Gary is certainly getting those. He played well into the third quarter during last week’s loss at Baltimore, and he figures to get plenty of work against the Raiders. After each of his first two games, Gary has taken extra time to watch film of every one of his snaps and taken detailed notes on what he did wrong — or right.
When coach Matt LaFleur described his expectations for rookies when asked about Gary on Tuesday, he replied, “With any of our players, it’s, ‘Can you learn from your mistakes — or others’ — mistakes, and not repeat those?’ That’s kind of what we’re looking for from him.”
And those repeat mistakes are exactly what Gary has been most focused on avoiding, even at an unfamiliar position.
“I took Game 1, took notes on it, looked back at it, and going into Game 2 I made sure I got better and corrected my mistakes,” Gary said. “For sure it’s different. The level of play, the guys you’re around, how fast you’ve got to know stuff, the chances you get to do things — if you mess up one time, you can’t afford to make the same mistake. But I’ve been doing good at getting it corrected and making sure I’m not doing the same thing I did on tape before. I’m always trying to get better.
“I’m enjoying it, man. I’m doing what’s asked of me, and just trying to keep it pushing so I become the player I want to become.”

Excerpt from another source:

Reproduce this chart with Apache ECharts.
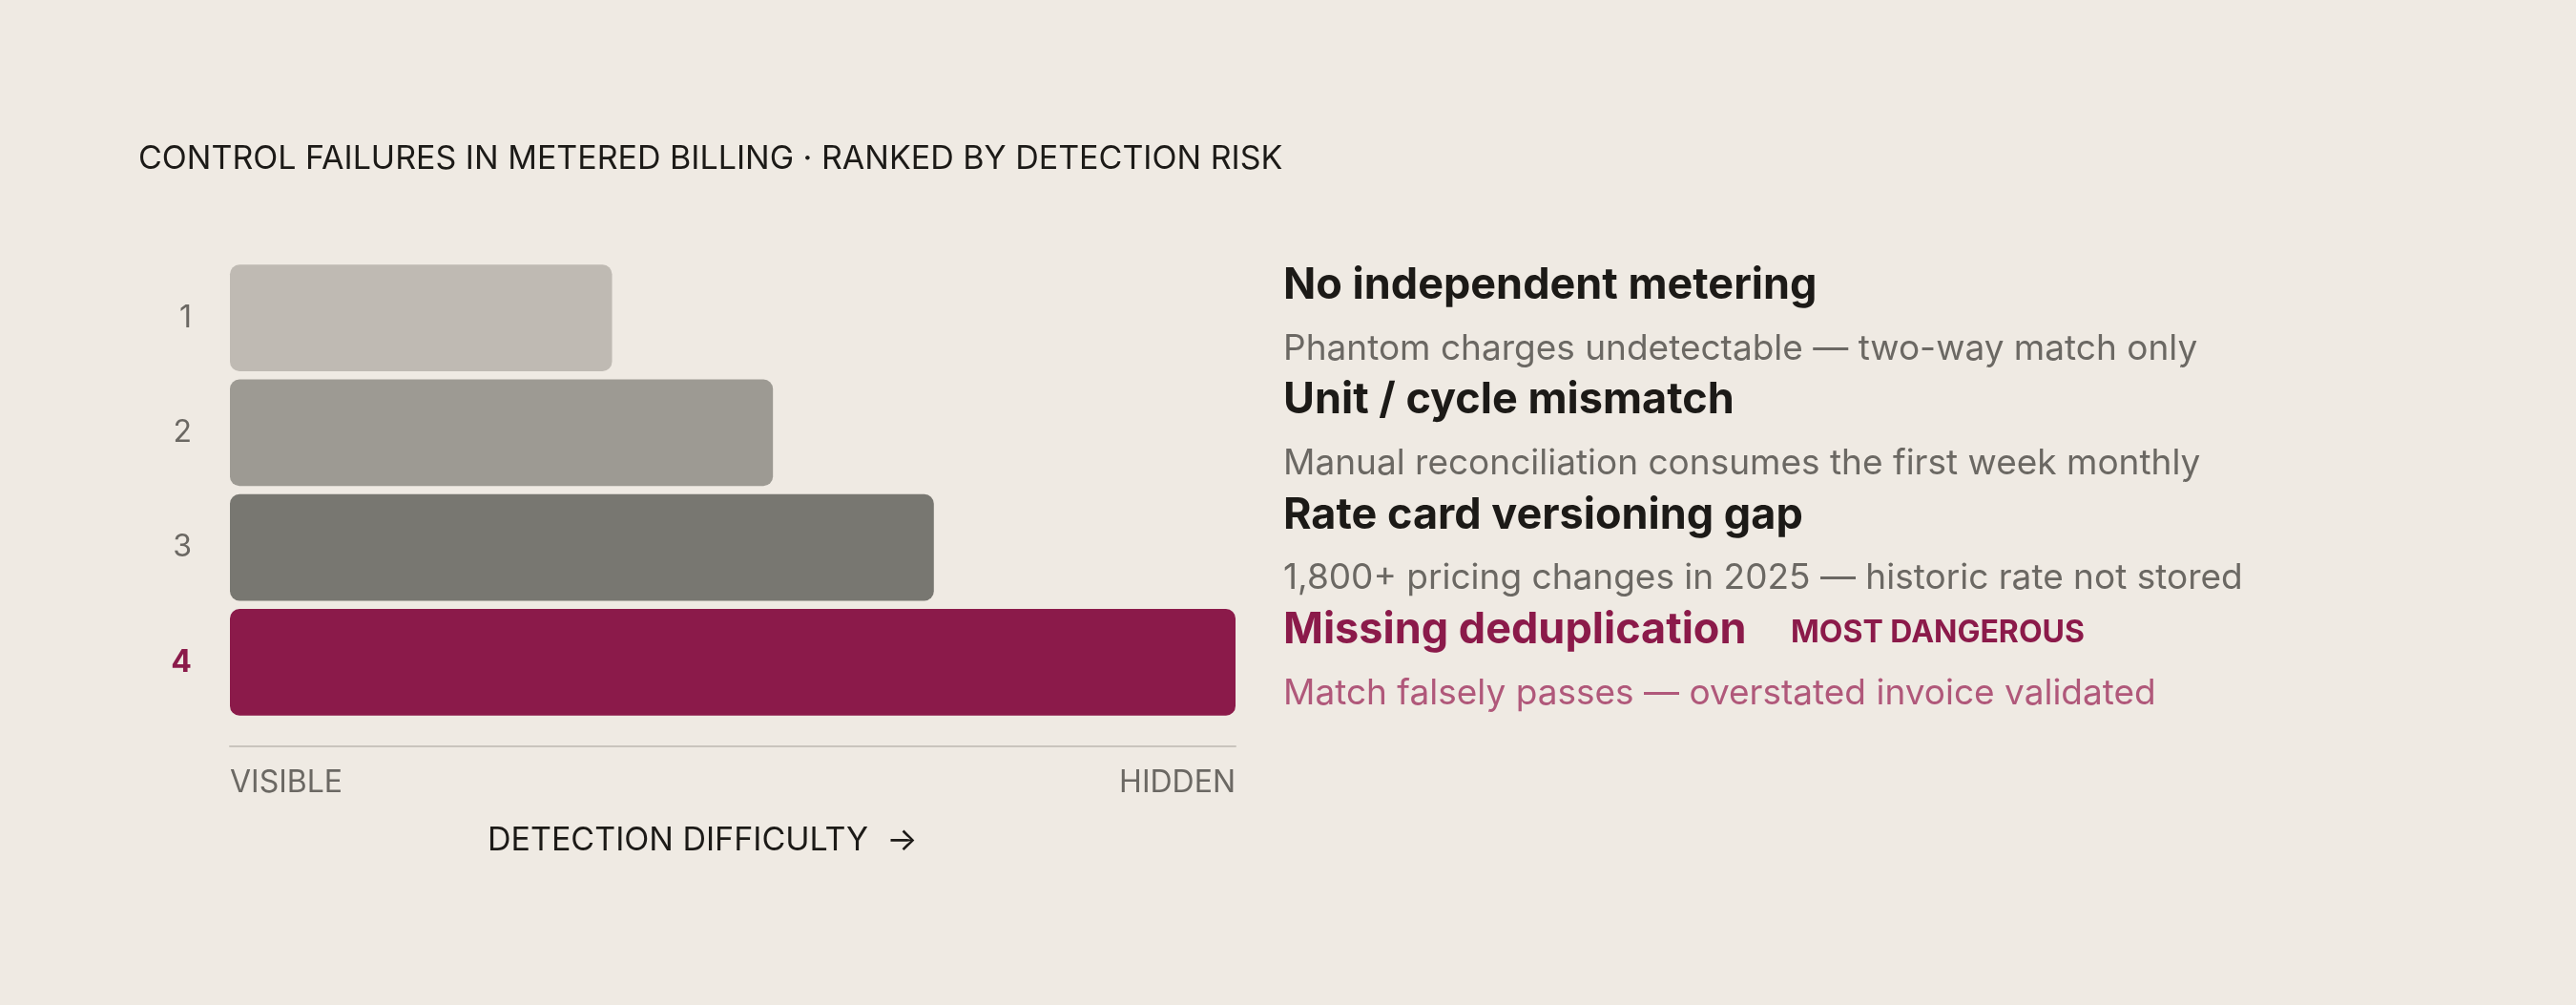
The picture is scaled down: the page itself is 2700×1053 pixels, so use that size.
<!DOCTYPE html>
<html><head><meta charset="utf-8">
<script src="https://cdn.jsdelivr.net/npm/echarts@6/dist/echarts.min.js"></script>
<style>html,body{margin:0;background:#efeae3}#c{width:2700px;height:1053px}</style>
</head><body><div id="c"></div>
<script>
var ranks = ['1', '2', '3', '4'];
var difficulty = [38, 54, 70, 100];
var titles = ['No independent metering', 'Unit / cycle mismatch', 'Rate card versioning gap', 'Missing deduplication'];
var notes = ['Phantom charges undetectable — two-way match only',
    'Manual reconciliation consumes the first week monthly',
    '1,800+ pricing changes in 2025 — historic rate not stored',
    'Match falsely passes — overstated invoice validated'];
var colors = ['#bfbab3', '#9d9a93', '#787771', '#8b1a4a'];

var font = 'Inter, "Noto Sans", sans-serif';
var chart = echarts.init(document.getElementById('c'));
chart.setOption({
    backgroundColor: '#efeae3',
    textStyle: { fontFamily: font },
    grid: { left: 241, width: 1054, top: 273, height: 481 },
    xAxis: { type: 'value', min: 0, max: 100, axisLabel: { show: false }, splitLine: { show: false },
        axisLine: { show: true, onZero: false, lineStyle: { color: '#c9c4bd', width: 2 } }, offset: 28 },
    yAxis: { type: 'category', inverse: true, data: ranks, axisLine: { show: false }, axisTick: { show: false },
        axisLabel: { margin: 40, fontSize: 32, color: '#6b6863', fontFamily: font,
            formatter: function (v) { return v === '4' ? '{hi|' + v + '}' : v; },
            rich: { hi: { fontSize: 32, fontWeight: 'bold', color: '#8b1a4a', fontFamily: font } } } },
    series: [{ type: 'bar', barCategoryGap: '7%',
        data: difficulty.map(function (v, i) { return { value: v, itemStyle: { color: colors[i], borderRadius: 10 } }; }) }]
});

var g = [
    { type: 'text', left: 145, top: 150, style: { text: 'CONTROL FAILURES IN METERED BILLING · RANKED BY DETECTION RISK', font: '34px ' + font, fill: '#1c1a17', letterSpacing: 6 } },
    { type: 'text', left: 241, top: 804, style: { text: 'VISIBLE', font: '32px ' + font, fill: '#6b6863' } },
    { type: 'text', right: 2700 - 1295, top: 804, style: { text: 'HIDDEN', font: '32px ' + font, fill: '#6b6863' } },
    { type: 'text', left: 511, top: 864, style: { text: 'DETECTION DIFFICULTY  →', font: '34px ' + font, fill: '#1c1a17', letterSpacing: 5 } }
];
ranks.forEach(function (r, i) {
    var y = chart.convertToPixel({ yAxisIndex: 0 }, r);
    var hot = i === 3;
    g.push({ type: 'text', left: 1345, top: y - 56, style: { text: titles[i], font: 'bold 45px ' + font, fill: hot ? '#8b1a4a' : '#1c1a17' } });
    g.push({ type: 'text', left: 1345, top: y + 14, style: { text: notes[i], font: '37px ' + font, fill: hot ? '#b0587a' : '#6b6863' } });
    if (hot) g.push({ type: 'text', left: 1877, top: y - 47, style: { text: 'MOST DANGEROUS', font: 'bold 32px ' + font, fill: '#8b1a4a', letterSpacing: 3 } });
});
chart.setOption({ graphic: g });
</script></body></html>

The knock on Gary coming out of Michigan was his production didn’t match his talent and athleticism — he registered just 9.5 sacks in three seasons. Those who watched him extensively in college — including Packers outside linebackers coach Mike Smith, who was Gary’s biggest fan inside 1265 Lombardi Avenue before the draft — insist Gary drew so much attention last year for the Wolverines that it freed up his fellow defenders in their scheme.
In addition to Gary, three other Michigan defenders went in the first three rounds of the draft this year: linebacker Devin Bush (No. 10 overall, to Pittsburgh); linebacker Chase Winovich (third round, to New England); and defensive back David Long (third round, Los Angeles Rams).
“With Gary and a lot of these guys that (are) just getting to the league, you just can’t throw everything at them at once. Especially at outside linebacker,” Mike Smith said. “But he’s a good kid. He practices hard.
“We move him around a lot, because he’s going to play inside, he’s going to play outside. Here at this level you get into the finer details. A lot of times in college you’ll just say, ‘Hey Gary, just go line up over there and go beat that guy.’ There’s a lot that goes into playing outside linebacker (in the NFL) in every aspect of the run, the pass, the pass rush, understanding sets, understanding who you’re going against.
“So there’s a lot of things that go into outside linebacker. That’s why I’m excited with Gary, because he wants to learn. And once he starts grasping all these things, he’s going to be a dangerous man. I’m sure of it.”
One thing Pettine is known for is finding ways to use what his players do best rather than bemoaning what they can’t do. So with Gary, he might start the season with a package or two designed specially to include him. As long as the two Smiths and Fackrell stay healthy, that should give Pettine the flexibility to get him involved without overloading him.
“As we start to pull back, we’ll have an understanding of, ‘OK, here’s where he is now. Here’s his personal inventory. This is what he does well, this is what he needs work on,’” Pettine said. “We’ll start to gear, as we’re looking forward to Chicago and Minnesota and those early games, where can he best help us based on where he is now, and we’ll start to steer the scheme that direction with him. But we feel good about where he is.”